Any worthwhile immigration compliance policy should also include a comprehensive I-9 production and retention plan. While every business is unique and will obviously have its own method of implementation, an effective I-9 plan should always include ten essential features:

  1. The establishment of standard I-9 completion procedures;
  2. Procedures for completing and processing I-9s at non-headquartered facilities
  3. Procedures for updating I-9s;
  4. I-9 storage and retention procedures;
  5. Documentation evincing that employer has an I-9 for all current employees and terminated employees covered by the retention period;
  6. Deterrence procedures for rogue employee activity—document/identity fraud, illegal hires;
  7. Cataloging the results of past internal I-9 audits;
  8. A Listing of individuals authorized to execute I-9 forms;
  9. Creation of I-9 training materials and records of training sessions;
  10. An immediately accessible representative sampling of I-9 forms (original forms and attached documents).

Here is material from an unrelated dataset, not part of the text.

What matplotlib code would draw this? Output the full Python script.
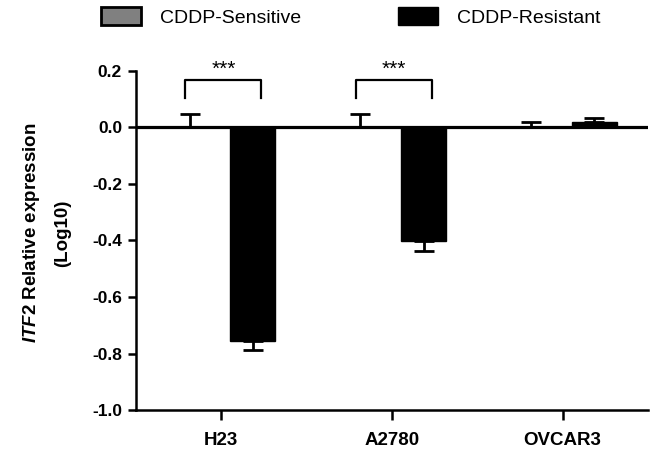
import numpy as np
import matplotlib
matplotlib.use("Agg")
import matplotlib.pyplot as plt

plt.rcParams['font.family'] = ['Liberation Sans', 'DejaVu Sans']
plt.rcParams['axes.unicode_minus'] = False
plt.rcParams['mathtext.fontset'] = 'custom'
plt.rcParams['mathtext.it'] = 'Liberation Sans:italic:bold'
plt.rcParams['mathtext.rm'] = 'Liberation Sans:bold'

# data
cell_lines = ['H23', 'A2780', 'OVCAR3']
sensitive = [0.0, 0.0, 0.0]
sensitive_err = [0.046, 0.046, 0.019]
resistant = [-0.755, -0.401, 0.021]
resistant_err = [0.034, 0.035, 0.014]
series_names = ['CDDP-Sensitive', 'CDDP-Resistant']
sig_groups = [0, 1]
sig_labels = ['***', '***']
y_ticks = [-1.0, -0.8, -0.6, -0.4, -0.2, 0.0, 0.2]

x = np.arange(len(cell_lines))
bar_w = 0.265
off = 0.185

fig = plt.figure(figsize=(6.62, 4.51), dpi=100)
ax = fig.add_axes([0.2054, 0.0909, 0.7734, 0.7517])

b1 = ax.bar(x - off, sensitive, bar_w, color='#808080', edgecolor='black',
            linewidth=2, zorder=2, label=series_names[0])
b2 = ax.bar(x + off, resistant, bar_w, color='black', edgecolor='black',
            linewidth=1, zorder=2, label=series_names[1])

# one-sided error bars (GraphPad style)
ax.errorbar(x - off, sensitive, yerr=[np.zeros(3), sensitive_err], fmt='none',
            ecolor='black', elinewidth=2, capsize=7.5, capthick=2, zorder=3)
res = np.array(resistant)
res_err = np.array(resistant_err)
lower = np.where(res < 0, res_err, 0)
upper = np.where(res >= 0, res_err, 0)
ax.errorbar(x + off, resistant, yerr=[lower, upper], fmt='none',
            ecolor='black', elinewidth=2, capsize=7.5, capthick=2, zorder=3)

ax.axhline(0, color='black', linewidth=2.3, zorder=2.5)

# significance brackets
for g, lab in zip(sig_groups, sig_labels):
    xl, xr = g - 0.21, g + 0.235
    ax.plot([xl, xl, xr, xr], [0.103, 0.167, 0.167, 0.103], color='black',
            linewidth=1.6, clip_on=False, zorder=4)
    ax.text((xl + xr) / 2, 0.172, lab, ha='center', va='bottom',
            fontsize=15, clip_on=False)

ax.set_xlim(-0.5, 2.5)
ax.set_ylim(-1.0, 0.2)
ax.set_yticks(y_ticks)
ax.set_yticklabels([f'{v:.1f}' for v in y_ticks])
ax.set_xticks(x)
ax.set_xticklabels(cell_lines)

for s in ['top', 'right']:
    ax.spines[s].set_visible(False)
for s in ['left', 'bottom']:
    ax.spines[s].set_linewidth(1.8)

ax.tick_params(axis='y', direction='out', length=6, width=1.8, pad=4,
               labelsize=12.5)
ax.tick_params(axis='x', direction='out', length=7, width=1.8, pad=9,
               labelsize=13.5)
for lbl in ax.get_xticklabels() + ax.get_yticklabels():
    lbl.set_fontweight('bold')

# y label, two lines
fig.text(32 / 662, 1 - 233 / 451, r'$\mathit{ITF2}$ Relative expression',
         rotation=90, ha='center', va='center', fontsize=13.5, fontweight='bold')
fig.text(63 / 662, 1 - 233 / 451, '(Log10)', rotation=90, ha='center',
         va='center', fontsize=13.5, fontweight='bold')

fig.legend(handles=[b1, b2], labels=series_names, ncol=2, frameon=False,
           loc='upper left', bbox_to_anchor=(101 / 662, 1 - 7 / 451),
           fontsize=14, handlelength=2.05, handleheight=1.08,
           handletextpad=1.0, columnspacing=4.95, borderpad=0,
           borderaxespad=0)

fig.savefig('out.png', dpi=100)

While every company would greatly benefit from incorporating these ten aspects into its I-9 compliance plan, it is especially vital for businesses that by their very nature would be considered a high-risk investigatory target. High risk include those companies with: non–English-speaking workers in low-level jobs working directly or indirectly for the employer; prior I-9 or employer sanctions violations and warning letters; a record of foreign workers who have been arrested and detained and interrogated by police or immigration officers; sponsorship of out-of-status foreign workers for immigration benefits; a history of wage and workplace safety violations; and adverse publicity for hiring foreign workers and picketing by anti-immigration groups.

As the 2016 presidential race kicks into gear, the need for immigration reform will most certainly be a dominant aspect of the national conversation. And unlike most issues, holding employers more accountable in abiding by workforce immigration laws is one area that many Democrats and Republicans routinely agree on. It is, therefore, essential for business owners to plan to defend themselves against what is expected to be an even more aggressive government policy of compliance investigations. Preparing for this reality in advance is the most effective way to avoid the imposition of crippling monetary fines or even criminal prosecution.